A further limitation is that dead tissue is less elastic than living tissue. 16 However, fresh or fresh frozen tissue also have their own limitations in terms of mimicking in vivo conditions. Regardless of the tissue type used, however, the tibial nerve, following lateralization, is under a constantly increased pressure, despite differing baseline elastic properties. The consideration of a flexor retinaculum release can therefore still be recommended in the clinical setting based on our data.
Finally, we are aware that other operative treatments can prevent pressure increase in the tarsal tunnel, for example, a closing-wedge osteotomy. However, the intention of this study was to investigate the effects of the commonly used lateral sliding osteotomy on the pressure in the tarsal canal.
Conclusion
In this biomechanical cadaver study, we investigated the pressure change in the tarsal tunnel following lateralization of the calcaneus in Thiel-fixated specimens and measured the pressure in different foot positions and different degrees of lateralization. By comparing our values with those found in the literature, the possibility of developing tibial nerve palsy should be kept in mind if the lateralization exceeds 8 mm, especially in the presence of other risk factors. A prophylactic flexor retinaculum release can therefore generally be considered.

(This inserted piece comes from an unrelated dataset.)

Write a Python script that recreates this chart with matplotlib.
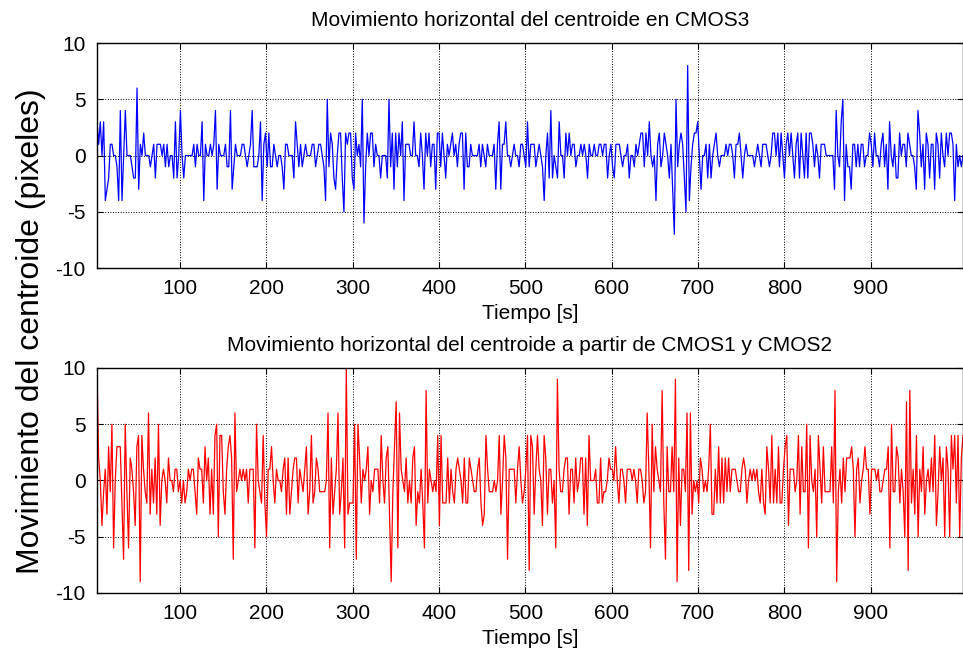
import numpy as np
import matplotlib
matplotlib.use('Agg')
import matplotlib.pyplot as plt

# Datos (pixeles), por tramos de ~170 s
cmos3_p1 = [3, 1, 3, 0, 3, -4, -3, -2, 1, 1, 0, 0, -1, -4, 4, -4, 0, 4, 0, 0, 0, -1, -2, -2, 6, -3, 1, 0, 2, 0,
            0, 0, -1, 0, 1, -2, 1, 1, 1, 0, 1, -1, 1, -1, 0, 0, -2, 3, -2, 0, 4, 0, -2, 0, 0, 0, 0, 0, 1, -1,
            1, 0, 0, 3, -4, 1, 0, 0, 1, 0, 1, 4, -3, 1, 0, 0, 0, 1, -1, -1, 4, -3, -1, 1, 0, 0, 0, 1]
cmos3_p2 = [1, 0, -1, 0, 1, 4, -1, -1, -1, 0, 3, -4, 1, 2, -1, 2, -1, -1, 1, 0, -1, 0, 0, -1, -3, 1, 1, 0, 0, 0,
            -2, 3, 1, -1, 1, -1, 0, 1, 0, 0, 0, 1, 1, -1, 0, 1, 1, 0, -1, -4, 5, -1, 2, 1, -2, -3, 0, 2, 2, -2,
            -5, 2, 1, 2, 2, -2, -3, 2, 0, 1, -1, 5, -6, -1, 2, 0, 2, 2, -1, 1, 0, 0, -2, 0, 0, 0, -2]
cmos3_p3 = [5, -1, 2, -3, 2, -1, 2, 0, 3, -4, 1, 1, 1, 0, 0, 3, 0, 0, -1, 2, 0, -3, 2, 0, 2, -1, 1, 1, -3, 2,
            2, -1, 2, 0, -2, 1, 0, 1, 2, 0, 1, -1, 1, 2, 2, -3, 2, -1, -1, 1, 0, 0, 0, 0, 1, -1, 1, 0, -1, 1,
            0, 0, 0, 1, -3, 1, 3, -3, 1, 1, 3, 0, 0, -1, 0, 1, 0, 0, -1, 1, 1, 0, -1, 3, -1, 1, 1]
cmos3_p4 = [1, -1, 0, 1, 0, -1, -4, 0, 2, -2, 4, -2, 0, -1, -2, 3, 0, 0, -2, 2, 0, 2, 0, 1, 1, -1, 0, 0, 1, 0,
            1, 0, -2, 1, 0, 0, 1, 0, 0, 1, 1, 0, 1, 1, -2, 0, 1, -1, -2, 1, 1, 1, 0, -1, 0, 0, 1, -2, 0, 0,
            -1, 1, 0, 1, 2, 2, -1, 2, 0, 3, 0, -1, 0, -4, 1, 2, -1, 0, 2, 1, 0, -2, 1, -3, -7, 5]
cmos3_p5 = [-1, 1, 2, 1, -2, -5, 8, -4, -1, 1, 2, 2, 3, 0, -3, 0, 0, 1, -2, 1, -2, 0, 1, 2, 0, -1, 0, 0, 0, 1,
            0, 1, 1, 0, -2, 1, 1, 2, 0, -2, 0, 1, 0, 0, 0, 0, -1, 0, 1, 0, -1, 1, 1, 1, 0, -1, 0, 2, 2, 0,
            2, -1, 2, 0, -2, 1, 2, 0, 2, 0, -2, 1, 2, -2, 2, 0, -2, 2, -2, 2, 2, 1, -1, 1, 0, -2, 1, 1]
cmos3_p6 = [1, 0, 0, 0, 0, 0, -3, 4, 0, -1, 3, 5, -4, 1, -1, -1, -3, 1, 1, -1, 1, -1, 1, 1, -1, 0, 0, 2, 1, -1,
            2, 0, 0, -1, 1, 2, -1, 1, -3, 3, 0, -1, 1, -2, -2, 2, 0, 1, 1, -1, 2, 1, 0, 0, -1, -3, 4, 2, -1, 1,
            -3, 2, 1, -2, 1, 1, -3, 2, 1, -2, 2, 0, -1, 2, 0, 2, 2, 1, -4, 1, -1, 0, -1, 0]

cmos12_p1 = [10, 2, 0, -4, -1, 1, -3, 3, -1, 5, -6, 0, 3, 3, 3, -2, -7, 5, -1, -6, 2, 1, -1, -4, 3, 4, -9, 4, 1, -1,
             -2, 6, -3, 1, -2, 2, -3, 5, -4, 0, 1, 0, -2, 2, 0, 0, -1, 1, 1, -1, 0, -2, 0, -2, -1, 1, 0, 1, 1, -1,
             -3, 2, 1, 1, -2, 3, 0, 2, -3, 1, -3, 4, 5, -5, 4, 4, -1, -3, 1, 3, 4, 2, -7, 6, -1, 0, 1, 0, 1, 0]
cmos12_p2 = [1, -2, 1, 1, 1, -6, 5, 0, -1, -2, 4, -2, -5, 1, 1, 3, 0, -2, 1, 0, 0, -1, 1, 2, -3, 2, -3, -1, 1, 2,
             2, -2, 1, 0, -1, 1, 3, -3, -1, 4, -2, -1, 2, 1, -1, -1, -1, -1, 0, 6, -6, 2, -3, -1, 1, 6, -3, -1, 2, -6,
             10, -3, -2, -2, -2, 5, -7, 5, 2, -2, 1, 0, 1, 3, -3, 0, -1, 1, 1, 1, -2, 4, 0, -2, 2, 3, -3]
cmos12_p3 = [-9, -1, 3, 7, -6, 6, 1, 0, -1, 2, -2, 0, -2, 2, 3, -4, -1, -2, 1, -2, -6, 8, -2, 1, 0, -1, 0, -1, 4, -4,
             4, -2, -2, -2, 2, -2, 1, -1, -2, 1, 2, 1, 0, -2, 2, -2, -2, 2, 1, 0, -1, -1, 1, 2, -2, -4, -3, 4, 1, -1,
             -1, -1, 0, -1, 0, 4, -3, 0, 4, 2, -7, 1, 1, 1, 1, -2, 1, 3, 0, -2, -1, 1, 4, -8, 4, 3, -3]
cmos12_p4 = [1, 4, 1, 0, -4, 4, 2, -3, 1, 1, -2, 0, -6, 9, 1, -1, -1, 1, 2, 2, -3, 1, 1, -2, 2, -1, 0, 2, 2, -3,
             2, -4, 4, 0, 0, 0, 1, -2, -2, 2, -2, -1, -1, 0, 2, 1, 1, 0, 3, 0, -2, 1, 1, 0, -2, 1, 1, 1, 0, 1,
             0, -2, 1, 1, 0, -2, -1, 6, 1, -6, 5, -1, 3, 1, 0, -1, 8, -2, -7, 3, -1, -1, 3, -1, 9, -9]
cmos12_p5 = [2, -4, 1, 1, -1, 6, -8, 6, -3, 0, -1, 0, -2, 2, 1, -1, 0, -1, 1, 5, -3, -3, 1, -2, 3, -2, 2, -2, 2, -1,
             2, -1, 1, 1, 1, 0, -1, -1, 1, 2, 1, -2, 0, 1, 0, 1, 0, 1, -1, -2, 1, -2, -3, 3, 1, -2, 4, -2, 1, -2,
             3, -2, -2, 1, 3, 4, -4, 1, 1, 1, -1, 0, 4, -3, 3, -1, -1, 5, -6, 4, 0, -1, 1, -5, 4, 1, -2, 3]
cmos12_p6 = [-1, -1, -1, -1, 3, -2, 8, -9, -1, 1, -2, 2, -1, 2, 2, 2, 3, 1, -5, 1, 2, -2, 0, 1, 3, 1, 1, -3, 1, 1,
             1, 0, 1, -1, -1, 0, 1, 1, 3, -6, 5, -1, -1, 3, 2, -2, 1, -1, -5, 7, -8, 8, -2, 1, -3, 4, -5, 1, -1, 3,
             -3, 0, 1, -1, 2, -1, 4, -4, -1, 3, 0, 2, -5, 3, 1, -5, 4, 1, 4, -2, 4, -5, 2, 4]

T_START, T_END = 4, 1007
xticks = [100, 200, 300, 400, 500, 600, 700, 800, 900]
yticks = [-10, -5, 0, 5, 10]

cmos3 = np.array(cmos3_p1 + cmos3_p2 + cmos3_p3 + cmos3_p4 + cmos3_p5 + cmos3_p6)
cmos12 = np.array(cmos12_p1 + cmos12_p2 + cmos12_p3 + cmos12_p4 + cmos12_p5 + cmos12_p6)

plt.rcParams['font.family'] = ['Liberation Sans', 'DejaVu Sans']
plt.rcParams['axes.unicode_minus'] = False

fig = plt.figure(figsize=(9.63, 6.55), dpi=100)
ax1 = fig.add_axes([0.1007, 0.5908, 0.8993, 0.3435])
ax2 = fig.add_axes([0.1007, 0.0947, 0.8993, 0.3435])

paneles = [
    (ax1, cmos3, 'blue', 'Movimiento horizontal del centroide en CMOS3'),
    (ax2, cmos12, 'red', 'Movimiento horizontal del centroide a partir de CMOS1 y CMOS2'),
]

for ax, y, color, titulo in paneles:
    t = np.linspace(T_START, T_END, len(y))
    ax.plot(t, y, color=color, linewidth=0.9)
    ax.set_xlim(T_START, T_END)
    ax.set_ylim(-10, 10)
    ax.set_xticks(xticks)
    ax.set_yticks(yticks)
    ax.grid(True, linestyle=':', color='black', linewidth=0.7)
    ax.tick_params(direction='in', top=True, right=True, length=4, labelsize=15, pad=8)
    for s in ax.spines.values():
        s.set_linewidth(1.0)
    ax.set_title(titulo, fontsize=15, pad=12)
    ax.set_xlabel('Tiempo [s]', fontsize=15, labelpad=4)

fig.text(0.032, 0.495, 'Movimiento del centroide (pixeles)', rotation=90,
         ha='center', va='center', fontsize=23)

fig.savefig('out.png', dpi=100)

Alternatively, surveillance for tibial nerve palsy symptoms is recommended postoperatively.
Supplemental Material
Supplemental Material, FAO931015-ICMJE - Effect of Lateral Sliding Calcaneus Osteotomy on Tarsal Tunnel Pressure
Supplemental Material, FAO931015-ICMJE for Effect of Lateral Sliding Calcaneus Osteotomy on Tarsal Tunnel Pressure by Sebastian Halm, Paul G. Fairhurst, Stefan Tschanz, Fluri A. M. Wieland, Valentin Djonov and Fabian Krause in Foot & Ankle Orthopaedics
Footnotes
Ethics Approval
Ethical approval was not sought for the present study because donors had formally consented to use body parts for research purposes by signing the donation forms.
Declaration of Conflicting Interests
The author(s) declared no potential conflicts of interest with respect to the research, authorship, and/or publication of this article. ICMJE forms for all authors are available online.
Funding
The author(s) received no financial support for the research, authorship, and/or publication of this article.